[Plotting code records]
- - -
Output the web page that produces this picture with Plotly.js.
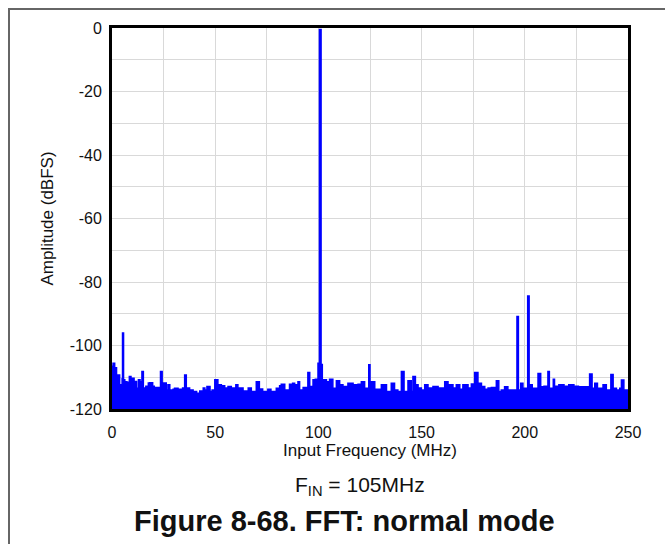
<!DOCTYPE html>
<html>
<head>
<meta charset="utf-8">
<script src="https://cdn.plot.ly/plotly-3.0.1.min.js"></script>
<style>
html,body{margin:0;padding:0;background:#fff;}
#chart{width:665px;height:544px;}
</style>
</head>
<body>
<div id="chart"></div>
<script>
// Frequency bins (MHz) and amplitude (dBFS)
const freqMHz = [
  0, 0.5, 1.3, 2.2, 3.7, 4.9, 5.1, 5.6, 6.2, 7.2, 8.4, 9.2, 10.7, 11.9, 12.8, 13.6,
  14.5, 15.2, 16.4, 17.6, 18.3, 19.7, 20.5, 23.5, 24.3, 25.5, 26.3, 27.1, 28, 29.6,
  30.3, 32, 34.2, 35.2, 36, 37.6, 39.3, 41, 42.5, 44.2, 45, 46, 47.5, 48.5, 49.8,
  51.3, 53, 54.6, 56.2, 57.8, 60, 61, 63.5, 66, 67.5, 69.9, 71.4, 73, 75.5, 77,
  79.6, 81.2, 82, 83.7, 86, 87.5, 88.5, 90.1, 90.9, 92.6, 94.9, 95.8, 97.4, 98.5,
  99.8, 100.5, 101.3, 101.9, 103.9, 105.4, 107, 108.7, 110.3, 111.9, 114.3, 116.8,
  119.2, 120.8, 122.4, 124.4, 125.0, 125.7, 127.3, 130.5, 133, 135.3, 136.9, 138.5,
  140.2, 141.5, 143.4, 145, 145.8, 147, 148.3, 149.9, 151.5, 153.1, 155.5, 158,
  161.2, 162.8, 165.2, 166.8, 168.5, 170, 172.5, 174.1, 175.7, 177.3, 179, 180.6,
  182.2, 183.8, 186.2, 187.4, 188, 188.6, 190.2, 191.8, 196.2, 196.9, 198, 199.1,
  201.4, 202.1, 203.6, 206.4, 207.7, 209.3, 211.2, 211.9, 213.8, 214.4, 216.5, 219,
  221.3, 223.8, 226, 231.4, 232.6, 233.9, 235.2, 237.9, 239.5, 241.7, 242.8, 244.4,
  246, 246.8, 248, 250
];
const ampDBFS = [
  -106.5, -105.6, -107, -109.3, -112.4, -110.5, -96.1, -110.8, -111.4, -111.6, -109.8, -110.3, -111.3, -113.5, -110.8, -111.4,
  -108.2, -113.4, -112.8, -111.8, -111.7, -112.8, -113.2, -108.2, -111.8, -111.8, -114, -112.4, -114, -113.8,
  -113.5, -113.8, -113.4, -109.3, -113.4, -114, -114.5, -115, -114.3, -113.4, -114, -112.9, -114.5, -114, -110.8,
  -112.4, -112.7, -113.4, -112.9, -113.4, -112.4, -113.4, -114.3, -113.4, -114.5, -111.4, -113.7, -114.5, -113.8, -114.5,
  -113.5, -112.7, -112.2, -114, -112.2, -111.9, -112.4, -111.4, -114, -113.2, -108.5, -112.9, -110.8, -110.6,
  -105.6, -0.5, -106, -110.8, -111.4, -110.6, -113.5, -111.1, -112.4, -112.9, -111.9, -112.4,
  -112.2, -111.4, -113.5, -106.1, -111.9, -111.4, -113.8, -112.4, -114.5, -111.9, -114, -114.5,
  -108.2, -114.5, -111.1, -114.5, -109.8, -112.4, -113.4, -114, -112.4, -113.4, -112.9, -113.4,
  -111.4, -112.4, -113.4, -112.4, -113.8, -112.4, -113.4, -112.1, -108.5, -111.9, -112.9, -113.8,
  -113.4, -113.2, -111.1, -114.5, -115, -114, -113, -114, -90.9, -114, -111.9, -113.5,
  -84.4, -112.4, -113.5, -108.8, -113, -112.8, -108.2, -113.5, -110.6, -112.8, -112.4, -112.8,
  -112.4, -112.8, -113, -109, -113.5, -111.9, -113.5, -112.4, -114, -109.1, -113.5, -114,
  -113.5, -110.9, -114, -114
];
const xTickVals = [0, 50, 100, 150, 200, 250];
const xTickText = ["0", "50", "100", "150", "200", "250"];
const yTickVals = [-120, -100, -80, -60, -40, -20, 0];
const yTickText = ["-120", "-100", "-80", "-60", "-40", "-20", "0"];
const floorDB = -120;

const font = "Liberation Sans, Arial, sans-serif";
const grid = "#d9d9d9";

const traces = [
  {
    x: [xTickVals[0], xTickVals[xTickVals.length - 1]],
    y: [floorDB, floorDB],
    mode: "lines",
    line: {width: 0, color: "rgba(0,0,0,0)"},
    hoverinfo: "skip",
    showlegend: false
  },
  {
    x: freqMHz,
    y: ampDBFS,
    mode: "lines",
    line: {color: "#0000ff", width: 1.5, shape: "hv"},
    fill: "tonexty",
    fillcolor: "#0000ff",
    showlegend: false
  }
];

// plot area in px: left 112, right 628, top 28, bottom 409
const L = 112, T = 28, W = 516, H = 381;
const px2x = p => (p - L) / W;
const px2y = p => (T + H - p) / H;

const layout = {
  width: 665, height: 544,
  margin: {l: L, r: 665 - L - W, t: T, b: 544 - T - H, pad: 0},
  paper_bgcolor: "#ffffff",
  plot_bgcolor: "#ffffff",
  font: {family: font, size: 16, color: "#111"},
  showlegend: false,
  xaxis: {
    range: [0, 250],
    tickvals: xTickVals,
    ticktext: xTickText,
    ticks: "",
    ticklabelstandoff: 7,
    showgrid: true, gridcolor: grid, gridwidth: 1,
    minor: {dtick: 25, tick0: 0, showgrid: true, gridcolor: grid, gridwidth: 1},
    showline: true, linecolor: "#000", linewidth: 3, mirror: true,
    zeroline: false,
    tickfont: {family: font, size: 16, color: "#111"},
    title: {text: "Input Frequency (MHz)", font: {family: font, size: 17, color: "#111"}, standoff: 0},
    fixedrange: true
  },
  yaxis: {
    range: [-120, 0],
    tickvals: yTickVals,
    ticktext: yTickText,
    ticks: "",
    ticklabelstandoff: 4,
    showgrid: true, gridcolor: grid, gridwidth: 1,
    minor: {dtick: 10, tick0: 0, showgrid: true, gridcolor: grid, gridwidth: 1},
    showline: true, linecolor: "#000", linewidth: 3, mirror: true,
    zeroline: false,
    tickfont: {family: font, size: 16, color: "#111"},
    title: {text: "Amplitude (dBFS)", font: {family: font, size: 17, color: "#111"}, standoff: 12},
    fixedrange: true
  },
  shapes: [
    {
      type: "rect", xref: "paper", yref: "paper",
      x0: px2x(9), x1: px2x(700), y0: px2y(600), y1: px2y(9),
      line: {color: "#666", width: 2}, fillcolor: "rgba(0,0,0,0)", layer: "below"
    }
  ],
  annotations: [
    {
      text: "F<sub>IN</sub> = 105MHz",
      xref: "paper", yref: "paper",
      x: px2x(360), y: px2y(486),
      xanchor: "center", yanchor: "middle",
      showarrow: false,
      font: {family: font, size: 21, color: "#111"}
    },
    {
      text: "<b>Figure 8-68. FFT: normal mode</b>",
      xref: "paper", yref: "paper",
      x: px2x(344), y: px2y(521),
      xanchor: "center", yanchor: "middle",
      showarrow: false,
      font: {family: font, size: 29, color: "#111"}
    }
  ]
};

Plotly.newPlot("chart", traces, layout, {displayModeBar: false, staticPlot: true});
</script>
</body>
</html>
- - -
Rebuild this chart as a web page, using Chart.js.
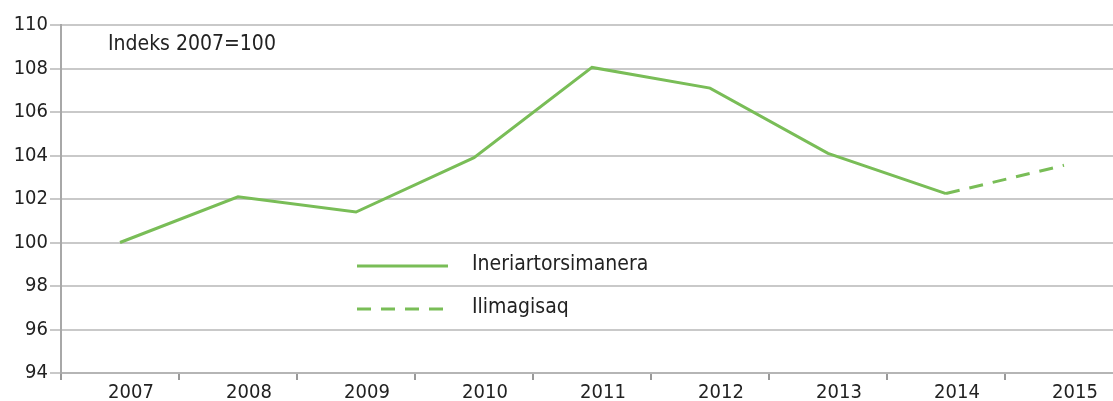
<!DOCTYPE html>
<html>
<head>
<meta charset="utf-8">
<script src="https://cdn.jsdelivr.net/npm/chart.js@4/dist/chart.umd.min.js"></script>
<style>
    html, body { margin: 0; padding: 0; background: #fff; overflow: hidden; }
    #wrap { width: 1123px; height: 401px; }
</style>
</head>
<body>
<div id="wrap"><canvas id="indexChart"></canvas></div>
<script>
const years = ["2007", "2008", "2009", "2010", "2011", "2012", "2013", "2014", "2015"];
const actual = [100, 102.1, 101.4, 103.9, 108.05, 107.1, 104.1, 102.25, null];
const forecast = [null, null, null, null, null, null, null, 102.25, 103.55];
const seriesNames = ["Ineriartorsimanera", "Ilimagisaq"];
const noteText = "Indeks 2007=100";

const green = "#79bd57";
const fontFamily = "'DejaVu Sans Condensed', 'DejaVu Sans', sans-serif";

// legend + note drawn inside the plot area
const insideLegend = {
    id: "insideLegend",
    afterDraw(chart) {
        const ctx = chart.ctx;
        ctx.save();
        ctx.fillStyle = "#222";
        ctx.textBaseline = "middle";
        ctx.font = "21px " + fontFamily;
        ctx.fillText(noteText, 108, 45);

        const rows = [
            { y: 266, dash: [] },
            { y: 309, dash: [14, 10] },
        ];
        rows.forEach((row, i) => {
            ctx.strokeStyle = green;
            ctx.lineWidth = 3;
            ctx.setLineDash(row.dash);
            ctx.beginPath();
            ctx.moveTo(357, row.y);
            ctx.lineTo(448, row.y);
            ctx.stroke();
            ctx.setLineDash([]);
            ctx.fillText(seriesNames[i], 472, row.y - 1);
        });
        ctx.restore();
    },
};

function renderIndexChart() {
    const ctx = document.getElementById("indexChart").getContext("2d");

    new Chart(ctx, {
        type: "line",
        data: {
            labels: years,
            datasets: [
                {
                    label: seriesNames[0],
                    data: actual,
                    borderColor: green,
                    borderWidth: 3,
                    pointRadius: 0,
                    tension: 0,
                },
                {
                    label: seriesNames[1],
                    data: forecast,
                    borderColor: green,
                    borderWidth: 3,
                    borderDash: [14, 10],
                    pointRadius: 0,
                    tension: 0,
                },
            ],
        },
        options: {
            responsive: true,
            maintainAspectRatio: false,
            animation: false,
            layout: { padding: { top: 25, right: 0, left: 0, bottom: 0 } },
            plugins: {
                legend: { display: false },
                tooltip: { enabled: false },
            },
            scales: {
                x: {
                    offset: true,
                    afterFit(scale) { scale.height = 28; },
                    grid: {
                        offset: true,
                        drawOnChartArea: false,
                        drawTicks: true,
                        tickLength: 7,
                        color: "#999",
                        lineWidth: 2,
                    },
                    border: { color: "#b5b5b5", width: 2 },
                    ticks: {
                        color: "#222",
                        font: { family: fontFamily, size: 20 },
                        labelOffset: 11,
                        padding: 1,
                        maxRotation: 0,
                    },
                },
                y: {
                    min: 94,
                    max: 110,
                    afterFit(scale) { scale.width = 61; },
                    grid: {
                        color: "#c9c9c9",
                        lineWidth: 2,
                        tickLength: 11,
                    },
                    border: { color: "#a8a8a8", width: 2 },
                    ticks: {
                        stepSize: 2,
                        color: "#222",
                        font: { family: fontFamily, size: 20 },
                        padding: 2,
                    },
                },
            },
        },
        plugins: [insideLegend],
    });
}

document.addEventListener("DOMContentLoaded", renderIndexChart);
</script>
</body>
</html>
- - -
■ Aim of the exercise: Find how many lines in the records contain the string "this", then give the number alone.

■ Correct result: 2